Well, those would be in the same position now that they previously were I think.
bickfordb 3 hours ago
I wonder what effect this will have on file sharing services like Megaupload?
supertrope 2 hours ago
In terms of legality Megaupload messed up by directly participating in copyright infringement. They paid people to upload copyrighted movies. Cox doesn't reward people for copyright infringement. The lawsuit against them argued they failed to take enough precautions (for example cutting off subscribers upon receiving an accusation from a third party) and that should make them liable.
In practice Megaupload is not an established company. Other consumer file storage services such as Dropbox, Google Drive, Microsoft OneDrive, Apple iCloud are trillion dollar companies with deep legal benches and lobbying muscle. YouTube seeded the service with pirated content and Google helped fight off a copyright lawsuit by finding evidence that one rights holder uploaded their own video and then claimed infringement.
Kye 4 hours ago
Without the login wall: https://www.reuters.com/sustainability/boards-policy-regulat...
busymom0 3 hours ago
> They said that Cox had ignored bad actors, helping 60,000 users distribute more than 10,000 copyrighted songs for free
This is such a tiny number for a company which provides internet to over 6 million homes. I was expecting it to be in millions or at least hundreds of thousands.
kmeisthax 4 hours ago
So... does that mean we don't have to care about takedown notices anymore?

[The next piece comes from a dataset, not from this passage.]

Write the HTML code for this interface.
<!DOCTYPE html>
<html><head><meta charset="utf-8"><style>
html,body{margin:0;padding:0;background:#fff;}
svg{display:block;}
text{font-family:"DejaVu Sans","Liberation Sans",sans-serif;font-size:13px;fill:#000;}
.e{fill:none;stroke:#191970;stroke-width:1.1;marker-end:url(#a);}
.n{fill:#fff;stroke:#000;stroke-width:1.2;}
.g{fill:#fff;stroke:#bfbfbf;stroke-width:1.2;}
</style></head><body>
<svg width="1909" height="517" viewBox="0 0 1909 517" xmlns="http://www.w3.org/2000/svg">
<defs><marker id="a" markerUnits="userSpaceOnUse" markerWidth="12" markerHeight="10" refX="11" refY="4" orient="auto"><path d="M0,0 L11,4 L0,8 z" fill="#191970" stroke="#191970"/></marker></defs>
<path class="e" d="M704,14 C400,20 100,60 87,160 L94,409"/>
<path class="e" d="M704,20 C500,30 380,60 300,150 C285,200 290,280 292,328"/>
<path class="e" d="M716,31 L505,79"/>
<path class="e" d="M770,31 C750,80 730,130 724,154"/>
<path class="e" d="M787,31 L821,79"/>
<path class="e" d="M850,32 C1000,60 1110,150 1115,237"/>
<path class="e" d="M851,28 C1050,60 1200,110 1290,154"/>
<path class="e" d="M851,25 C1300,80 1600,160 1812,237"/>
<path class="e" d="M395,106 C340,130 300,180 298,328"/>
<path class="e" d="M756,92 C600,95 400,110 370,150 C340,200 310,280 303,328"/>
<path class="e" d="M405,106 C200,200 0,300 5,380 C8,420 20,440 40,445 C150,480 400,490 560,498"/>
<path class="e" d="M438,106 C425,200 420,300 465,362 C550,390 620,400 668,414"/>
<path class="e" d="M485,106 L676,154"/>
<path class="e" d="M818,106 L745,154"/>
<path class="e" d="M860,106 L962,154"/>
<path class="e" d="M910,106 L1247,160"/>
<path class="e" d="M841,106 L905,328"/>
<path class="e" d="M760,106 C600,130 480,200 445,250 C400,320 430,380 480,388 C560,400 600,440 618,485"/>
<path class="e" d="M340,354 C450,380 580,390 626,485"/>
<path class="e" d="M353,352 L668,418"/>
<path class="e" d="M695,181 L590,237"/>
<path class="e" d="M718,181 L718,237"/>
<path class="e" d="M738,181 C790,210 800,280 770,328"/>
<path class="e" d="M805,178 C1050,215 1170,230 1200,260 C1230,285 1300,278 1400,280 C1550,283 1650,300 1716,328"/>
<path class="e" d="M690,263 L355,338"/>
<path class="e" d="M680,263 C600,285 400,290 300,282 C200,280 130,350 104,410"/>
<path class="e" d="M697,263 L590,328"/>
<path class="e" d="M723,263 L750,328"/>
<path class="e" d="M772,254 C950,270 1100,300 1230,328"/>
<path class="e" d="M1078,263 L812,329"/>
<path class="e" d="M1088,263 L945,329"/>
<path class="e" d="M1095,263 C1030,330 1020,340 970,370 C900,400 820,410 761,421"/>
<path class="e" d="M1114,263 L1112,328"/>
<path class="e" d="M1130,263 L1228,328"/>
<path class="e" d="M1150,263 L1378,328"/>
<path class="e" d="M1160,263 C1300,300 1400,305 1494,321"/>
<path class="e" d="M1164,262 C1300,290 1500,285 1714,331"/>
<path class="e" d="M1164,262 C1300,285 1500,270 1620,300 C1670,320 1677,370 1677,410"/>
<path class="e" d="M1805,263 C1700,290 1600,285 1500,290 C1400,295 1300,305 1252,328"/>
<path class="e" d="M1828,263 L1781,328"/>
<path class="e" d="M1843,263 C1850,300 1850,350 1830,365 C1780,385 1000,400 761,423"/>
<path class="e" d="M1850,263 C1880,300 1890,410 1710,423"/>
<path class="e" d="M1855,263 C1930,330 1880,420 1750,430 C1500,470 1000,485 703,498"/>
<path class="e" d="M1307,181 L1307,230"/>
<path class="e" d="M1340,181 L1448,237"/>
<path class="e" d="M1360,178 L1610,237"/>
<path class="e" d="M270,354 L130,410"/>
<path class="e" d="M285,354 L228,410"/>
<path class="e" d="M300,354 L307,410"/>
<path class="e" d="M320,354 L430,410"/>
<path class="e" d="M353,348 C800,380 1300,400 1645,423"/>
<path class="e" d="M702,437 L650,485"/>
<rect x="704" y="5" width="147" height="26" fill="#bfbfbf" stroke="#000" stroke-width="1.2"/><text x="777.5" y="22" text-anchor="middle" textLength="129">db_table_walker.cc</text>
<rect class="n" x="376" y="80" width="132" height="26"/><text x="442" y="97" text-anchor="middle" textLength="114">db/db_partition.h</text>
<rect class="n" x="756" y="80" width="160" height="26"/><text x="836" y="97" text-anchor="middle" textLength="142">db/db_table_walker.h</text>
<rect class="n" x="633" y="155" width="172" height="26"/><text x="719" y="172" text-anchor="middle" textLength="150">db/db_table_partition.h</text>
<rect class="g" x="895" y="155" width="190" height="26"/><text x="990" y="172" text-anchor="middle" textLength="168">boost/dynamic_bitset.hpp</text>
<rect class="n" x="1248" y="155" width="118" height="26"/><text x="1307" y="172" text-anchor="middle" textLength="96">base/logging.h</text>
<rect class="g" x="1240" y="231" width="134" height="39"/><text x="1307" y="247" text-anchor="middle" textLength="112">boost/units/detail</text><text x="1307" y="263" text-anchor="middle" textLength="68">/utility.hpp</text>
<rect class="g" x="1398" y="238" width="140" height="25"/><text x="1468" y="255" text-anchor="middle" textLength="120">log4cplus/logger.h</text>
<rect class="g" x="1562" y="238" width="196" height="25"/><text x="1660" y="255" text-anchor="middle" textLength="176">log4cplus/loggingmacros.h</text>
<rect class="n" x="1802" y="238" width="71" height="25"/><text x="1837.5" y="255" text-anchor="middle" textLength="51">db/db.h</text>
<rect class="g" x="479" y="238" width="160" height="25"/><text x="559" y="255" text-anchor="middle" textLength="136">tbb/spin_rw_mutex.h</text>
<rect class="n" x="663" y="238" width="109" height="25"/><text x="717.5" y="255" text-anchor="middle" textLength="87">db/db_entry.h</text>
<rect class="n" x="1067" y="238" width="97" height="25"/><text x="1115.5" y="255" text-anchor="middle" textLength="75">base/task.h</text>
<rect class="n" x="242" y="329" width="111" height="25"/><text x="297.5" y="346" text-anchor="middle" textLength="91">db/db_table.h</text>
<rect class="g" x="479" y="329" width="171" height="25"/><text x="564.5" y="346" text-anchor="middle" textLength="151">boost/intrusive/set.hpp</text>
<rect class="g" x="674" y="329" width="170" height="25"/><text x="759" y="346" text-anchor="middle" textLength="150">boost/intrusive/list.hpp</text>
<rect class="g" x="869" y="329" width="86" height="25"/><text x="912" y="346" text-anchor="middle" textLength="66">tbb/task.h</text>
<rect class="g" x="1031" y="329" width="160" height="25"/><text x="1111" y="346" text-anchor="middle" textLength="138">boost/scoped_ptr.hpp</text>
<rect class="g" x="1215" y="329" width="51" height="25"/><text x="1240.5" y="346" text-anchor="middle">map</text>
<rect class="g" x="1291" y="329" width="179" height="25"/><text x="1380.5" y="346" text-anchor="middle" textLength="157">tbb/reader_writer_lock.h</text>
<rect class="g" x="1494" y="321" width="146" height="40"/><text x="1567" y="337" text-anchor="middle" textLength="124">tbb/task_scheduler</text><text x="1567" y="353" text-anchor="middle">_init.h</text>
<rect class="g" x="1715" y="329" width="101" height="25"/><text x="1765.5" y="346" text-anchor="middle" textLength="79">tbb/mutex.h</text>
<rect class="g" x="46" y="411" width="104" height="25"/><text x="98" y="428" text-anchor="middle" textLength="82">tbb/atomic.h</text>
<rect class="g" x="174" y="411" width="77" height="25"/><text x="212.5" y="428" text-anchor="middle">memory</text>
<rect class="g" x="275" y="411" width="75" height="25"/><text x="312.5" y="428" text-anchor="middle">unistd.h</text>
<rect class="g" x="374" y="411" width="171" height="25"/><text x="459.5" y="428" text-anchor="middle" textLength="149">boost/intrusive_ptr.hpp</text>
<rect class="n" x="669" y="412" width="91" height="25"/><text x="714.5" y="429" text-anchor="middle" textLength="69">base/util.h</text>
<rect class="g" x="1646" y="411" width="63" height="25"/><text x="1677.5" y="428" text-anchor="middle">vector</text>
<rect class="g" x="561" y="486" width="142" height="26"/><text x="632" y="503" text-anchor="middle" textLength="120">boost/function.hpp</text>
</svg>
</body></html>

Like, the only reason to comply with such an onerous and censorious takedown regime was specifically to disclaim contributory copyright liability that SCOTUS just unanimously decided to erase. Is it such that as long as people aren't stupid and don't market their services as an infringement facilitator, which most don't, that they don't have to honor 512 takedown notices now? Conversely, services dumb enough to actually market themselves as infringement tools probably can't get rid of their liability by the 512 safe harbor. So there's no reason to actually honor a DMCA takedown request anymore.
autoexec 2 hours ago
ISPs still need to comply with the DMCA. In their decision the court did weigh the fact that "Cox repeatedly discouraged copyright infringement by sending warnings, suspending services, and terminating accounts." so I would expect that processing DMCA notices and even repeat offender terminations will continue to be a part of an ISP's enforcement policy.
That said, I think there's a reasonable argument to be made that a customer should only be terminated as a last step and only after the ISP has been made aware that their customer is actually a repeat offender. Getting a large number of unproven accusations should not be enough.
elpool2 3 hours ago
It seems like you would still have to remove the infringing content, but no need to disconnect or ban the user who shared it.

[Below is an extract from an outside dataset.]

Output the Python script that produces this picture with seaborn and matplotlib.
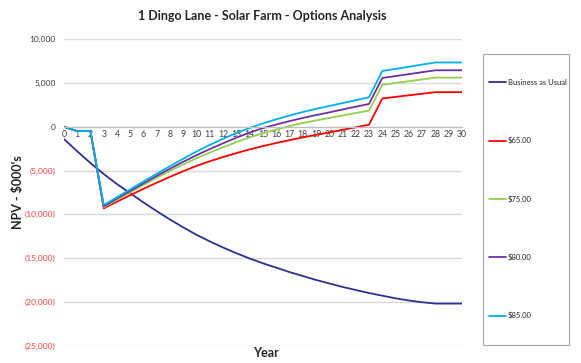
import pandas as pd
import matplotlib.pyplot as plt
import seaborn as sns
from matplotlib.patches import Rectangle

# Datos (NPV en $000's)
years = list(range(0, 31))
series_names = ['Business as Usual', '$65.00', '$75.00', '$80.00', '$85.00']

bau = [-1400, -2800, -4150, -5400, -6550, -7600, -8650, -9650, -10600, -11500,
       -12350, -13100, -13800, -14450, -15050, -15600, -16100, -16600, -17050,
       -17500, -17900, -18300, -18650, -19000, -19300, -19600, -19850, -20050,
       -20200, -20200, -20200]
opt_65 = [0, -500, -500, -9330, -8560, -7820, -7090, -6390, -5720, -5080,
          -4470, -3940, -3460, -3010, -2590, -2210, -1860, -1530, -1220, -930,
          -650, -350, -60, 230, 3230, 3410, 3590, 3770, 3950, 3950, 3950]
opt_75 = [0, -500, -500, -9200, -8350, -7500, -6650, -5830, -5040, -4300,
          -3600, -2950, -2340, -1760, -1210, -750, -320, 80, 430, 720,
          1000, 1290, 1570, 1840, 4800, 5000, 5200, 5400, 5610, 5610, 5610]
opt_80 = [0, -500, -500, -9100, -8200, -7330, -6460, -5610, -4790, -4000,
          -3250, -2550, -1890, -1250, -670, -150, 250, 640, 1000, 1330,
          1640, 1970, 2290, 2600, 5570, 5790, 6010, 6230, 6450, 6450, 6450]
opt_85 = [0, -500, -500, -8950, -8050, -7150, -6250, -5370, -4500, -3650,
          -2830, -2070, -1370, -720, -140, 380, 850, 1280, 1680, 2040,
          2370, 2700, 3030, 3370, 6370, 6610, 6850, 7100, 7340, 7340, 7340]

yticks = [10000, 5000, 0, -5000, -10000, -15000, -20000, -25000]
colores = ['#2E3192', '#FF0000', '#92D050', '#7030A0', '#00B0F0']

# Pasar a formato largo para seaborn
data = pd.DataFrame({'year': years, series_names[0]: bau, series_names[1]: opt_65,
                     series_names[2]: opt_75, series_names[3]: opt_80,
                     series_names[4]: opt_85})
data = data.melt(id_vars='year', var_name='serie', value_name='npv')

sns.set_style('white')
plt.rcParams['font.family'] = ['Lato', 'DejaVu Sans']

fig = plt.figure(figsize=(5.81, 3.63), dpi=100)
ax = fig.add_axes([0.110, 0.048, 0.685, 0.844])

sns.lineplot(data=data, x='year', y='npv', hue='serie', hue_order=series_names,
             palette=colores, linewidth=1.3, ax=ax)

ax.set_xlim(0, 30)
ax.set_ylim(-25000, 10000)

# Eje X sobre la línea de cero (antes de fijar ticks, si no se reinician)
ax.spines['bottom'].set_position(('data', 0))
ax.spines['bottom'].set_color('#BFBFBF')
for s in ['left', 'right', 'top']:
    ax.spines[s].set_visible(False)

ax.set_xticks(years)
ax.set_xticklabels([str(y) for y in years], fontsize=6.3, color='#404040')
ax.tick_params(axis='x', length=3, direction='inout', color='#BFBFBF', pad=1)

# Eje Y con negativos entre paréntesis y en rojo
ax.set_yticks(yticks)
etiquetas = []
for v in yticks:
    if v < 0:
        etiquetas.append('({:,})'.format(-v))
    else:
        etiquetas.append('{:,}'.format(v))
ax.set_yticklabels(etiquetas, fontsize=6)
for lab, v in zip(ax.get_yticklabels(), yticks):
    lab.set_color('#FF4040' if v < 0 else '#404040')
ax.tick_params(axis='y', length=0, pad=6)
ax.yaxis.grid(True, color='#D9D9D9', linewidth=1)

ax.set_xlabel('')
ax.set_ylabel('')
fig.text(0.458, 0.027, 'Year', fontsize=9, fontweight='bold', ha='center', va='center')
fig.text(0.031, 0.471, "NPV - $000's", fontsize=9, fontweight='bold', rotation=90,
         ha='center', va='center')
fig.text(0.452, 0.955, '1 Dingo Lane - Solar Farm - Options Analysis', fontsize=9,
         fontweight='bold', ha='center', va='center')

# Marco de la leyenda dibujado aparte
fig.patches.append(Rectangle((483 / 581, 1 - 345 / 363), 86 / 581, 291 / 363,
                             transform=fig.transFigure, fill=False,
                             edgecolor='#A6A6A6', linewidth=0.8))
leg = ax.legend(loc='upper left', bbox_to_anchor=(489 / 581, 1 - 79 / 363),
                bbox_transform=fig.transFigure, fontsize=5.5, frameon=False,
                labelspacing=6.65, borderpad=0, handlelength=2.2,
                handletextpad=0.3, borderaxespad=0)
for line in leg.get_lines():
    line.set_linewidth(1.3)

plt.savefig('out.png', dpi=100)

But if you’re a pure ISP and not hosting content on your own servers, then I guess, yeah DMCA doesn’t really apply to you?
elpool2 an hour ago
Actually, it looks like there is something in the law that only provides DMCA safe harbor to providers that have a policy of terminating accounts of repeat infringers. I'm still not sure if an ISP would even need that safe harbor though.
burnt-resistor 3 hours ago
This was what GFiber appeared to be doing until it sold out to private equity. I got about 60 DMCA notice emails about torrents that never reached seeding state. About 25% of them were false accusations with wrong titles unrelated to activity by anyone on my network.
intrasight 3 hours ago
This is about moving bits through the pipes and not the resources that those pipes are moving.
nekusar 2 hours ago
I have to pay property tax forever for a house I supposedly own. If I dont pay that, the government sues and takes my house. Basically I never actually own my house.
(Of course, we have "Evil Communist China" where there is no property tax, and people own their homes and can live there. Id argue they're more free than we are.)
But copyrights and patents and trademarks? There's no tax on those "properties". And gee, companies are the ones to likely own these properties, not individuals.
megaman821 an hour ago
What? You pay property tax because local services schools, streets, police and fire fighters need to be funded. Having a property in the area is a pretty great proxy for using some of these services, hence the property tax.
nekusar an hour ago
I was expecting that as a response.
There is no reason why tax has to be done as property tax. Property tax demeans actual ownership of a place for us to live. (And why the hell do corporations get away with no tax on intellectual property, or even pay on profits, whereas we humans pay on revenue and property?)
Worse yet, property taxes also enshrine the idea that the community's schools in poor areas deserve poor education. Do children in poor areas deserve poor education? Cause that's how you end up with "great and slum schools".
And the police in my area? Its sheriffs. And meh. I dont want them to keep getting military playthings.
Street? That's what gas tax and EV tax is for. And those built in with gas tax funds per gallon, aka use tax. Or vehicle registration tax.
Fire fighters? We have volunteer fire fighters.
I'm seeing a whole lot of tax and tax and tax, and shit for return on this forced investment. And property tax HAS had people end up homeless. 1 family homeless due to property tax is 1 too many.